A terrace of former coastguard cottages and a thatched cafe overlook Branscombe’s beach of small pebbles, owned by the National Trust, at the mouth of a wide, picturesque valley. The clifftop walk to Beer Head – the most southerly chalk headland in England – runs along Hooken Cliffs, the scene of a huge landslide in 1790. Ten acres of land slipped about 250 ft during a March night.
Branscombe itself is an attractive village, with a thatched smithy dating from Norman times. Its church, dedicated to St Winifred, dates from the 12th century and has a three-decker pulpit – one of only two in Devon -and the remains of a 15th-century mural depicting a devil spearing adulterers. The road leading from the village square to the beach passes Great Seaside Farm, which dates back to the 14th century.
Jack Rattenbury, one of Devon’s most celebrated smugglers, was a native of this charming village where contraband was landed until well into the 19th century. Rattenbury defied the excisemen for nearly 50 years, later publishing his Memoirs of a Smuggler in 1837 after ‘retiring’ to become a law-abiding fisherman.

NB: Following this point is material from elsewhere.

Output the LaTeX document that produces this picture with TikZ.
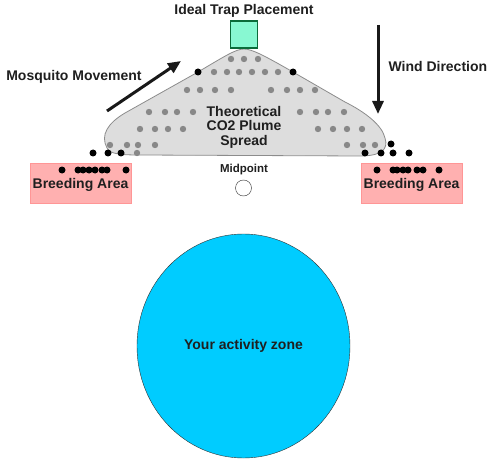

Beer’s main street, alongside a trickling stream, slopes down to a shingle beach sheltered by high cliffs of crumbling chalk which sweep southwards to Beer Head. It is still a fishing village, despite lacking harbour, and small boats land crabs and lobsters. Lace-making used to be another Beer industry; in 1839 Beer supplied lace trimmings worth £1,000 for Queen Victoria’s wedding dress.
Attractions include a model railway exhibition and miniature railway. Rowing boats and motor boats can be hired, and a regatta is held in August.
Seaton’s beach of shingle and pebbles is bordered by a long sea-wall built in 1980 after an exceptionally violent storm caused serious flooding. The town, mostly Victorian and Edwardian in character, lies at the mouth of the River Axe, where there are dangerous currents. It is flanked to the west by pale chalk cliffs, sheltering a beach of sand and shingle at Seaton Hole, and to the east by darker sandstone heights. There is a small harbour at the mouth of the river, below the point where it is crossed by a concrete bridge, built in 1877 and one of the first of its type in Britain.
An electric tramway runs inland from Seaton to Colyford and Colyton. It is said to be the only one in the world where tramcars with open upper decks are still used on a regular commercial basis. Other attractions of Seaton include a boating pool and a sailing club. Volunteer lifeguards patrol the beach on most weekends in summer.